Tuesday Tip: Boiling Corn on the Cob

Corn on the cob has to be one of my most favorite things to eat.  It’s sweet, chewy, and with a pinch of salt, it can be a bit savory as well.  You get to eat it with your hands and if you’re doing it right, then you look like a mess with corn and butter all over your face.  The good news is that you look just like everyone else who’s eating with you!

I remember being given the job of shucking the corn as a kid.  I had to sit out in the back yard with a bowl and a paper bag.  The paper bag was for the husks and corn silk while the bowl was for the fresh cleaned corn. When we lived in North Carolina it was common place for people to shuck their corn in the grocery store instead of at home.

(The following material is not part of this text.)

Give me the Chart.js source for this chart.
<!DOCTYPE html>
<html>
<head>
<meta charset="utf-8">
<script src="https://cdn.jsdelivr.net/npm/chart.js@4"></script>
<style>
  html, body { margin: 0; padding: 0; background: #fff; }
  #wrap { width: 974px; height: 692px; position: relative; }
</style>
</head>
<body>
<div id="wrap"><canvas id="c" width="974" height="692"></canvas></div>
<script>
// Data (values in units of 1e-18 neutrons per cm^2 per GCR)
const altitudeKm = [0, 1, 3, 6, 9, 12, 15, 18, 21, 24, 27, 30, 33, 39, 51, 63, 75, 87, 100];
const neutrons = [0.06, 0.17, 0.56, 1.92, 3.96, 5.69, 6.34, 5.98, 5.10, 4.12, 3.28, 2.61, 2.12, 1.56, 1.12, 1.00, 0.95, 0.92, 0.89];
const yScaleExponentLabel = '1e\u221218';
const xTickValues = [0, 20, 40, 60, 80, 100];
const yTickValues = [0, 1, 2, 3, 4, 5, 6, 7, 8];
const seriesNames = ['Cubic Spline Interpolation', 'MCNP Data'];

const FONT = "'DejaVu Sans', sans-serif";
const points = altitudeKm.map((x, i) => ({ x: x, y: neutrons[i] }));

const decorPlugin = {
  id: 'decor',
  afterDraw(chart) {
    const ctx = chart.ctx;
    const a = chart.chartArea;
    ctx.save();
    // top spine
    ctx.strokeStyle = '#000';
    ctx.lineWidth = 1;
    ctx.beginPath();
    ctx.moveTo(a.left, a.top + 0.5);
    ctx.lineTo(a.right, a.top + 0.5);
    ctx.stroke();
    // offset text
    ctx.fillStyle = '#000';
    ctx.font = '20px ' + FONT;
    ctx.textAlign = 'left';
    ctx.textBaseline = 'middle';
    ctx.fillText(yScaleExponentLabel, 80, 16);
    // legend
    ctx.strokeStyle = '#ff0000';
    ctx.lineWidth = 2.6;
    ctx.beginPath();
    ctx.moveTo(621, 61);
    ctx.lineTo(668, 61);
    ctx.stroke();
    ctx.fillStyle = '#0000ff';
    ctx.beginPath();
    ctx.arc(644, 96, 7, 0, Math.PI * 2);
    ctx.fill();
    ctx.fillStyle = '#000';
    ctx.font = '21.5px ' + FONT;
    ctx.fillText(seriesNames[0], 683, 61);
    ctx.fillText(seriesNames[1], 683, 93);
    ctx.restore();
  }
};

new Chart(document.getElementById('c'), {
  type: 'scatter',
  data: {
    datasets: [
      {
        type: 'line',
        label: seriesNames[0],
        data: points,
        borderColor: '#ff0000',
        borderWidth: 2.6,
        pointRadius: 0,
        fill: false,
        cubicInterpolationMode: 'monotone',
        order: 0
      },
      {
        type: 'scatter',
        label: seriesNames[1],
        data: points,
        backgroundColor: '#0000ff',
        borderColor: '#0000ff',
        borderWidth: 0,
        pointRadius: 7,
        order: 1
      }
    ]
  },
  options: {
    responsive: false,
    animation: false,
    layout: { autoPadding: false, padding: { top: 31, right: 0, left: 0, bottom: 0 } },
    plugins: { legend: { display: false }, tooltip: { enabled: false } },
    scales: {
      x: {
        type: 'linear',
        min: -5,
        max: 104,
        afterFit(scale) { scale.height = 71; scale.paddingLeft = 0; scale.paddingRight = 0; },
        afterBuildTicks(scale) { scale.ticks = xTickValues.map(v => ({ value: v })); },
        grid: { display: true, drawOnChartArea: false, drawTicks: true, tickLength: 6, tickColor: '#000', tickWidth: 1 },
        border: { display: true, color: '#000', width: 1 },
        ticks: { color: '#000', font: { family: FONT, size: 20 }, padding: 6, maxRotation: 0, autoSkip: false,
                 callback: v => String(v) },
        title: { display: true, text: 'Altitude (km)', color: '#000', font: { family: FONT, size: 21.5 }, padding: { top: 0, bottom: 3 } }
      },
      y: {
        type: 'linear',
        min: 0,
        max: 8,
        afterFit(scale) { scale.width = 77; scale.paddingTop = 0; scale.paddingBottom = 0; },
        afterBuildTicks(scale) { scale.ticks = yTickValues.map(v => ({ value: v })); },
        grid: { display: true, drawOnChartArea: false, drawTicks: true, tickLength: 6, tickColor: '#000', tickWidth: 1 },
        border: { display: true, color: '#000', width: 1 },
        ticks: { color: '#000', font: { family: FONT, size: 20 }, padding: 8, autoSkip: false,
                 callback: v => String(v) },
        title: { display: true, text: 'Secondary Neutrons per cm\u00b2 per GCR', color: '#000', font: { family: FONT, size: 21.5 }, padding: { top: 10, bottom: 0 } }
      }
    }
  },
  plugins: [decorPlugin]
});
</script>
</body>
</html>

I admit that I found this to be the oddest thing.  I still took mine home as I didn’t really want to be standing around in the grocery store for an extra half an hour to shuck corn.

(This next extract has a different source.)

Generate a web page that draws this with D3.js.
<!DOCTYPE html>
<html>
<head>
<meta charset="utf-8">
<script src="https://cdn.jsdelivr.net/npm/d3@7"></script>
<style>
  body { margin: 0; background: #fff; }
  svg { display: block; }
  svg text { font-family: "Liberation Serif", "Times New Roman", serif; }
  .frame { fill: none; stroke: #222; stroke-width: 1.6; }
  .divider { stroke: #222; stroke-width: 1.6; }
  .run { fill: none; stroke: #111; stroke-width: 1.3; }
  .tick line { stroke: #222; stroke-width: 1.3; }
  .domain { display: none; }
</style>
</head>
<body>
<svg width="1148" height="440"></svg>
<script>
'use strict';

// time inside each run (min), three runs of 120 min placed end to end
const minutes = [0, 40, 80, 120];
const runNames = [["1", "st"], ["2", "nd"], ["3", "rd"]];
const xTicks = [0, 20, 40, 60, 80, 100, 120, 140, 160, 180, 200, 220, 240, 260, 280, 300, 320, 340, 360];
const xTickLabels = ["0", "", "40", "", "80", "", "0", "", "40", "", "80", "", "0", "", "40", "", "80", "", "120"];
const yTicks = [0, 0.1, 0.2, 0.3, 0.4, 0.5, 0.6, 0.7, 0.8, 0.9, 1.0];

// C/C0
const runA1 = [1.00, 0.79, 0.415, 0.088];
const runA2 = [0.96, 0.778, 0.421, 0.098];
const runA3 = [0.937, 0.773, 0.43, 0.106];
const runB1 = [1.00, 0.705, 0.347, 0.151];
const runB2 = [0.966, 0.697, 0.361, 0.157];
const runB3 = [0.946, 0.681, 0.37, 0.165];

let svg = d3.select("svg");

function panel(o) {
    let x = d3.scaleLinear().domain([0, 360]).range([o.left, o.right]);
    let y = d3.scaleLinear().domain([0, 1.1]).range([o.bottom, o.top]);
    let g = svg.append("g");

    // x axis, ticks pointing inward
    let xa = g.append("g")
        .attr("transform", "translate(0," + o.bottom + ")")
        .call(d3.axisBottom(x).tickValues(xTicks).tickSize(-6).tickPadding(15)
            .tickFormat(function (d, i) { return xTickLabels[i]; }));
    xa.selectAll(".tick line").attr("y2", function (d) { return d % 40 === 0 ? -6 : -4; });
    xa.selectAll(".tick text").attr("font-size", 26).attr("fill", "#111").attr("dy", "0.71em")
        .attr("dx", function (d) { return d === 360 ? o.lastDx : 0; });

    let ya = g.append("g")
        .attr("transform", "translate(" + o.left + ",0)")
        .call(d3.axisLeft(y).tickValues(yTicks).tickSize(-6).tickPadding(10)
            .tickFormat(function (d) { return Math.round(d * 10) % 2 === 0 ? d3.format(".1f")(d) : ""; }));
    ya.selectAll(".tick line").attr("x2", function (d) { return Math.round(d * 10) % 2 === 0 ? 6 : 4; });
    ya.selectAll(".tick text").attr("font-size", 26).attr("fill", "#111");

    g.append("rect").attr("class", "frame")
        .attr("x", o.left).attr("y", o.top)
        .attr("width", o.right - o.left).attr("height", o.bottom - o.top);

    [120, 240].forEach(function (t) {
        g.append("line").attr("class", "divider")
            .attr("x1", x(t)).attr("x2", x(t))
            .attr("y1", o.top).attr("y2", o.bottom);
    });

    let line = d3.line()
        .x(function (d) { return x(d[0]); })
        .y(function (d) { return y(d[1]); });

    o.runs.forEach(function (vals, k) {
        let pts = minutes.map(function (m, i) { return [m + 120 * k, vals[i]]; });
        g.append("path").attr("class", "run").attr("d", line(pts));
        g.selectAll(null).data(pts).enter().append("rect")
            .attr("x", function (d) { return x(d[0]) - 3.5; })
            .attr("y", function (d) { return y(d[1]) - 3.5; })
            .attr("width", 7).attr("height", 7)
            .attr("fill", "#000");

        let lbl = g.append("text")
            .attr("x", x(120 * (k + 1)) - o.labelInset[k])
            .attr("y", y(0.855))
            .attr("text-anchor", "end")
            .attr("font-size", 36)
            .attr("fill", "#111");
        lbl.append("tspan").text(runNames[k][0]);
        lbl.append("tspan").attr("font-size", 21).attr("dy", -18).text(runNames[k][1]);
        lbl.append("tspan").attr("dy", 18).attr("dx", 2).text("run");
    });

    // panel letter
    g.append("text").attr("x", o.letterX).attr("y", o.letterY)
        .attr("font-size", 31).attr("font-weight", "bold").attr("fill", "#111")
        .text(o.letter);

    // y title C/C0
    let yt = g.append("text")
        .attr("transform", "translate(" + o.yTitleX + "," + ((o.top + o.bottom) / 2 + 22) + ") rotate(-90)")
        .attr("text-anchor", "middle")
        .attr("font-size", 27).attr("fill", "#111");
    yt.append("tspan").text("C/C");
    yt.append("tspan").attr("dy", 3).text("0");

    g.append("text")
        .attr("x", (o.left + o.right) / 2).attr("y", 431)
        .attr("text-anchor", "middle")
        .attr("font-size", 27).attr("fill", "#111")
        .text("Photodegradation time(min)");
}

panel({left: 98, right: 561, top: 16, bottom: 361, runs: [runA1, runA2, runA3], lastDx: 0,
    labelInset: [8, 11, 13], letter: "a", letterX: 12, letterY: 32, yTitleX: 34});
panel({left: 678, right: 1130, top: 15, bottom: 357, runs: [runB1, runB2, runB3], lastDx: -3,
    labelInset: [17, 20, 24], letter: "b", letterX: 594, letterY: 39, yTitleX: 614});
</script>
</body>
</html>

I stock up on summer corn as much as I can and then freeze it so I can enjoy throughout the rest of the year.  But that’s another tip for another day.   Today we’re talking about cooking corn!

Boiled corn was the only way we ever had corn when I was growing up.  It wasn’t until around 2001 when the Food Network was starting to take off that I was exposed to other ways of cooking corn.  There are so many ways that we should have a discussion just on that, yes?

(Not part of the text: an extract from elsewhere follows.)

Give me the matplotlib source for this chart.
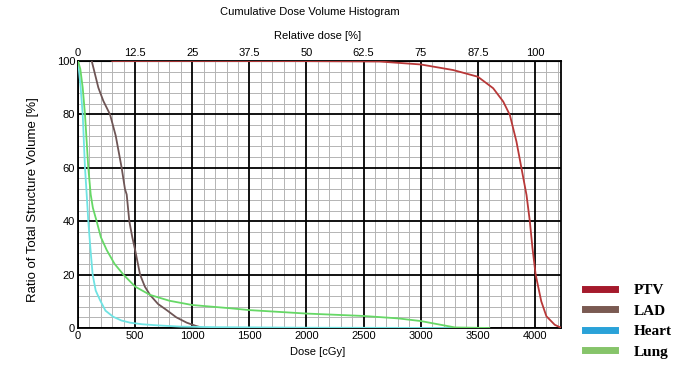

I have not yet mastered some of the other ways of cooking corn but I have mastered boiling corn.  Or at least my approach to boiling corn has worked the best for me so far.  Boiling corn is really easy and doesn’t take as long as people want to make it out to be.  Here’s what I do to get the best tasting boiled corn.

Andrea’s Method for Boiling Corn on the Cob

  1. Bring a large pot (like a pasta or soup pot) of water up to a rolling boil
  2. Drop in the corn
  3. Allow the water to come back up to a boil
  4. Boil corn for a minute or so
  5. Turn off the heat and put a lid on the pot
  6. Allow corn to hang out in the pot until you’re ready to eat

This works for fresh corn or frozen corn on the cob.  The water in the pot stays hot gently cooking the corn and also keeping it warm.  I will get the corn started and let it hang out while I finish cooking the rest of the meal.  This is especially handy if you’re having corn with some grilled food because the corn can hang out while you finish up grilling whatever you’re having with the meal.

Can you over cook the corn this way?  Yes.  But the corn would have to be sitting in the pot for something like 45 minutes or so which is a long time.  That can result in some mushy corn.  Ideally, you don’t want the corn sitting in the water for more than half an hour.

This is a really easy method for boiling corn that results in nice sweet corn with a slight bite to it.  You don’t have to worry about a bunch of boiling water while you’re trying to cook other things and the corn will be ready when you are.  The next time you have corn on the cob and you’re boiling it, give this a try!

7 thoughts on “Tuesday Tip: Boiling Corn on the Cob

  1. Love, love, love corn on the cob!!! I’m going to try that method of boiling. It’s always been a guessing game with me as to how long to cook the corn.

  2. I always see people shucking corn at the Whole Foods here. It’s so odd to me too!

    I haven’t had boiled corn on the cob in years. That’s the way my mom makes it but for some reason, I’m always roasting it! Definitely gonna try boiled again soon.